ハンナ・アーレント『エルサレムのアイヒマン: 悪の陳腐さについての報告』(大久保和郎訳, 訳書2017年)

アイヒマン裁判の報告。アードルフ・アイヒマンナチス親衛隊 (SS) でユダヤ人の移送にあたった。潜伏先のアルゼンチンで拉致され、エルサレムで裁判を受けて死刑判決、同年刑死した。

ここでは、副題の「悪の陳腐さ」について点検する。

巨大な犯罪をなした人間が個人として取るに足らない人間であることは、改めて驚きとするところではない。私たちは、官吏的人物の典型であった東條を知っている。凡庸な君主であった裕仁を知っている。麾下の軍隊を統制する意志と能力を欠いており、したがって虐殺について未必の故意が認められるに過ぎない松井を知っている。

本書がこの副題のもとに述べていることは、ナチが一民族の絶滅という類のない犯罪を公式の政策としたこと、アイヒマンがそれをはっきりと理解して、その主要な一部である職務にあたったこと、にもかかわらず彼自身は凡庸で、正常であった、ということである。

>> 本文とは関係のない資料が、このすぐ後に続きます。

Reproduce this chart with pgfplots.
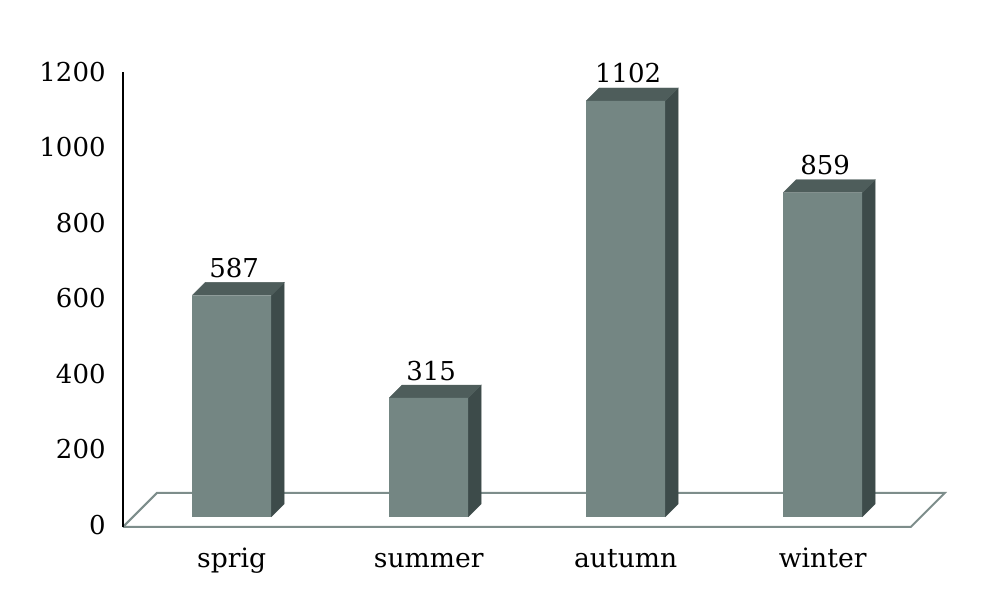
\documentclass[border=0pt]{standalone}
\usepackage{fontspec}
\setmainfont{DejaVu Serif}
\usepackage{pgfplots}
\pgfplotsset{compat=1.18}

\definecolor{frontc}{RGB}{116,134,131}
\definecolor{sidec}{RGB}{61,75,74}
\definecolor{topc}{RGB}{78,93,91}
\definecolor{floorc}{RGB}{125,141,139}

\begin{document}
\begin{tikzpicture}
\begin{axis}[
    scale only axis,
    width=411pt, height=231.5pt,
    xmin=-0.5518, xmax=3.6198,
    ymin=-26.49, ymax=1200,
    clip=false,
    axis line style={draw=none},
    major tick length=0pt,
    xtick pos=bottom, ytick pos=left,
    xtick={0,1,2,3},
    xticklabels={sprig,summer,autumn,winter},
    ytick={0,200,...,1200},
    /pgf/number format/assume math mode=true,
    /pgf/number format/1000 sep={},
    yticklabel style={font=\fontsize{13}{15}\selectfont, anchor=east, inner sep=0pt, xshift=-8.5pt, yshift=-4pt},
    xticklabel style={font=\fontsize{13.3}{15}\selectfont, anchor=base, inner sep=0pt, yshift=-20.5pt},
]
% picture extent (1000 x 601 px)
\addplot[draw=none, forget plot] coordinates {(-1.17614,-222.52) (3.9,1369.54)};

% floor
\addplot[draw=floorc, line width=1pt, line join=miter, forget plot] coordinates {
    (-0.5518,-26.49) (3.4472,-26.49) (3.6198,63.58) (-0.3792,63.58) (-0.5518,-26.49)};

% left axis line
\addplot[black, line width=1.3pt, forget plot] coordinates {(-0.5518,-26.49) (-0.5518,1178.81)};

% side faces
\addplot[fill=sidec, draw=sidec, line width=0.2pt, forget plot] coordinates {(0.2005,0) (0.2665,34.4) (0.2665,621.4) (0.2005,587)};
\addplot[fill=sidec, draw=sidec, line width=0.2pt, forget plot] coordinates {(1.2005,0) (1.2665,34.4) (1.2665,349.4) (1.2005,315)};
\addplot[fill=sidec, draw=sidec, line width=0.2pt, forget plot] coordinates {(2.2005,0) (2.2665,34.4) (2.2665,1136.4) (2.2005,1102)};
\addplot[fill=sidec, draw=sidec, line width=0.2pt, forget plot] coordinates {(3.2005,0) (3.2665,34.4) (3.2665,893.4) (3.2005,859)};

% top faces
\addplot[fill=topc, draw=topc, line width=0.2pt, forget plot] coordinates {(-0.2005,587) (-0.1345,621.4) (0.2665,621.4) (0.2005,587)};
\addplot[fill=topc, draw=topc, line width=0.2pt, forget plot] coordinates {(0.7995,315) (0.8655,349.4) (1.2665,349.4) (1.2005,315)};
\addplot[fill=topc, draw=topc, line width=0.2pt, forget plot] coordinates {(1.7995,1102) (1.8655,1136.4) (2.2665,1136.4) (2.2005,1102)};
\addplot[fill=topc, draw=topc, line width=0.2pt, forget plot] coordinates {(2.7995,859) (2.8655,893.4) (3.2665,893.4) (3.2005,859)};

% front faces
\addplot[ybar, bar width=0.401, fill=frontc, draw=none,
    nodes near coords,
    every node near coord/.append style={font=\fontsize{13}{15}\selectfont, anchor=base, inner sep=0pt, yshift=9pt, xshift=1.2pt, black}]
    coordinates {(0,587) (1,315) (2,1102) (3,859)};
\end{axis}
\end{tikzpicture}
\end{document}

アーレントはその凡庸さを報告することで、「類のない巨大な犯罪を行った者は、類のない怪物的な人物に違いない」という決めつけに反駁したのであって、悪が陳腐であったこと自体から、それ以上の何かを引き出そうとはしていない。

本書の大部分は裁判報告だが、その構成は通常の裁判報告と異なる。つまり、まず事件の叙述があって、ついで訴訟、という構成は取っていない。裁かれた犯罪行為が地理的にも時間的にも大規模であることから、そのような構成は不可能だっただろう。本書は、SS官吏としてのアイヒマンの行動をほぼ経時的に記述する中で、法廷での審議についても織り交ぜて述べている。

最後の章である「エピローグ」は、犯罪としてのホロコースト、法廷、個人の罪などについて議論している。

なお、本書が何を書き、何を書かなかったかについては、巻末の「追記」、および『責任と判断』所収の「独裁体制のもとでの個人の責任」で、著者自身が整理している。